Give again, word for word, each line from the top of the listing through the line that holds "import pandas as pd".

>> START Data segment

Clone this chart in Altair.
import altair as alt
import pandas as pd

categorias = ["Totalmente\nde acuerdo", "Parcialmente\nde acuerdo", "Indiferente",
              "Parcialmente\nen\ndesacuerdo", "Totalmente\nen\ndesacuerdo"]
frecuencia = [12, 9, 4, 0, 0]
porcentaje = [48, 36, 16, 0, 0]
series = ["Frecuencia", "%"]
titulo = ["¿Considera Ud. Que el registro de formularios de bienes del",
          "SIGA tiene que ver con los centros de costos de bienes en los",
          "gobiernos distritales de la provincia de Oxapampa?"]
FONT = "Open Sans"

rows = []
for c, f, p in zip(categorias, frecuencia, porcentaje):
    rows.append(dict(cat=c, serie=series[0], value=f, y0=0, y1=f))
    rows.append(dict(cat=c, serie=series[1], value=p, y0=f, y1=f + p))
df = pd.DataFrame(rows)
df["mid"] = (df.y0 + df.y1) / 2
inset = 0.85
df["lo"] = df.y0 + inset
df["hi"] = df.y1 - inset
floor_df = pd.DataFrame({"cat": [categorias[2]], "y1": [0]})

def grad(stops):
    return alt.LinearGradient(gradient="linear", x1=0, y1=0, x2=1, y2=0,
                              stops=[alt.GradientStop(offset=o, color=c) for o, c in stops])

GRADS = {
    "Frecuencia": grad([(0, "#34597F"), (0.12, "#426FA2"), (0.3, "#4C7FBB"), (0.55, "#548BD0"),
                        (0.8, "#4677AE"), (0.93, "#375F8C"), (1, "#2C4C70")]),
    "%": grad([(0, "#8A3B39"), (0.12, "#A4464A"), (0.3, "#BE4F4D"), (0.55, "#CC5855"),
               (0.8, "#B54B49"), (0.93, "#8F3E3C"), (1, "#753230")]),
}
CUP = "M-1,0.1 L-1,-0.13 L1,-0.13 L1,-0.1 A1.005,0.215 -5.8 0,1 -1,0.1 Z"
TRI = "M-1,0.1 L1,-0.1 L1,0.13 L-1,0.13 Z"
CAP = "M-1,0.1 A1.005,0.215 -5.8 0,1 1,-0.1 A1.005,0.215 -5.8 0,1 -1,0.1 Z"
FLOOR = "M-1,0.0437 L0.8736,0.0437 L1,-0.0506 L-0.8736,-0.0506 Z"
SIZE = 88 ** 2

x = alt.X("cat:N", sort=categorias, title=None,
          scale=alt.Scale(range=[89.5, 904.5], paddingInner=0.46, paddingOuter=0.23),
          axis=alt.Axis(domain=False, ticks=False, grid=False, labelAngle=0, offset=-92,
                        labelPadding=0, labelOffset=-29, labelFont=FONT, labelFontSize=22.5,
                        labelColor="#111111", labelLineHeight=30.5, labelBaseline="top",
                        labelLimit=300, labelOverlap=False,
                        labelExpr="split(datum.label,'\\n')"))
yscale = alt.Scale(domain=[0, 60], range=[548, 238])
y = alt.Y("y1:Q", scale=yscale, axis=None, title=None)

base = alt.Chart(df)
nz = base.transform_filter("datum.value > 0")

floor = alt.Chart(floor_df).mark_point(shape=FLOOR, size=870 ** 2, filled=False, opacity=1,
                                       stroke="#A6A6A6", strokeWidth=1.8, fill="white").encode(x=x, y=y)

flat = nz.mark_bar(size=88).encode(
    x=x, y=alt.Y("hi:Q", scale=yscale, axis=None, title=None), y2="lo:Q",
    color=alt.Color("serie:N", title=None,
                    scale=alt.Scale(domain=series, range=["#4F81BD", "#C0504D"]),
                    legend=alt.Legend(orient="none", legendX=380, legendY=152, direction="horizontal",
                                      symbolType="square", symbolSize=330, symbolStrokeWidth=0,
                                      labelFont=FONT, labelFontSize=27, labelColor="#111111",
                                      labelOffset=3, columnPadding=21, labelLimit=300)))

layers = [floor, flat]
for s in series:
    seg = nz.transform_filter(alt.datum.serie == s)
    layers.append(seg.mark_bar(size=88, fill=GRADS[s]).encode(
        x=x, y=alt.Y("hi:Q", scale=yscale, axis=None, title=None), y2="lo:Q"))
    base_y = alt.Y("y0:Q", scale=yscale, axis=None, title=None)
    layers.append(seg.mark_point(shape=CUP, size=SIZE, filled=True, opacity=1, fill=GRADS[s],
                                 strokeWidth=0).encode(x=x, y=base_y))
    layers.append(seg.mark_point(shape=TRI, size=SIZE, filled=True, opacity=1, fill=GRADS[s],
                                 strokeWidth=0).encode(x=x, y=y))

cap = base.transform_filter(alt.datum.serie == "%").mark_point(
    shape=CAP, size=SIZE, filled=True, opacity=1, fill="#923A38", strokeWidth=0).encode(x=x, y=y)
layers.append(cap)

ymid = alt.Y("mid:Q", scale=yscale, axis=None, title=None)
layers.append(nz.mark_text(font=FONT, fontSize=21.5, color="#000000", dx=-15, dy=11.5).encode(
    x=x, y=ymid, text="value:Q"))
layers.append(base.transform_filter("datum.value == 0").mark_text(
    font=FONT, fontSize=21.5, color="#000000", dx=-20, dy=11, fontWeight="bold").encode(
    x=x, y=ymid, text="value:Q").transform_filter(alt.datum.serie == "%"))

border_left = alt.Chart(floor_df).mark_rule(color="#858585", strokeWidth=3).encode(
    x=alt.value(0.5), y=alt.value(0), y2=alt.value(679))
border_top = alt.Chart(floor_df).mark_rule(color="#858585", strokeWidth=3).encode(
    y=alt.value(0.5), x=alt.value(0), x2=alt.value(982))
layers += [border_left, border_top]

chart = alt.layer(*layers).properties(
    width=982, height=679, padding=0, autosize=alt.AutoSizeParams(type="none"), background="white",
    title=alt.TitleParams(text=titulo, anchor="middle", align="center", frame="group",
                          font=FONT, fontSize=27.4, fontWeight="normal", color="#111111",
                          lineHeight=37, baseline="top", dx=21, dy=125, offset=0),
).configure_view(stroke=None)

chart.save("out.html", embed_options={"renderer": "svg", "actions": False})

>> END Data segment

Answer to the exercise:
Clone this chart in Altair.
import altair as alt
import pandas as pd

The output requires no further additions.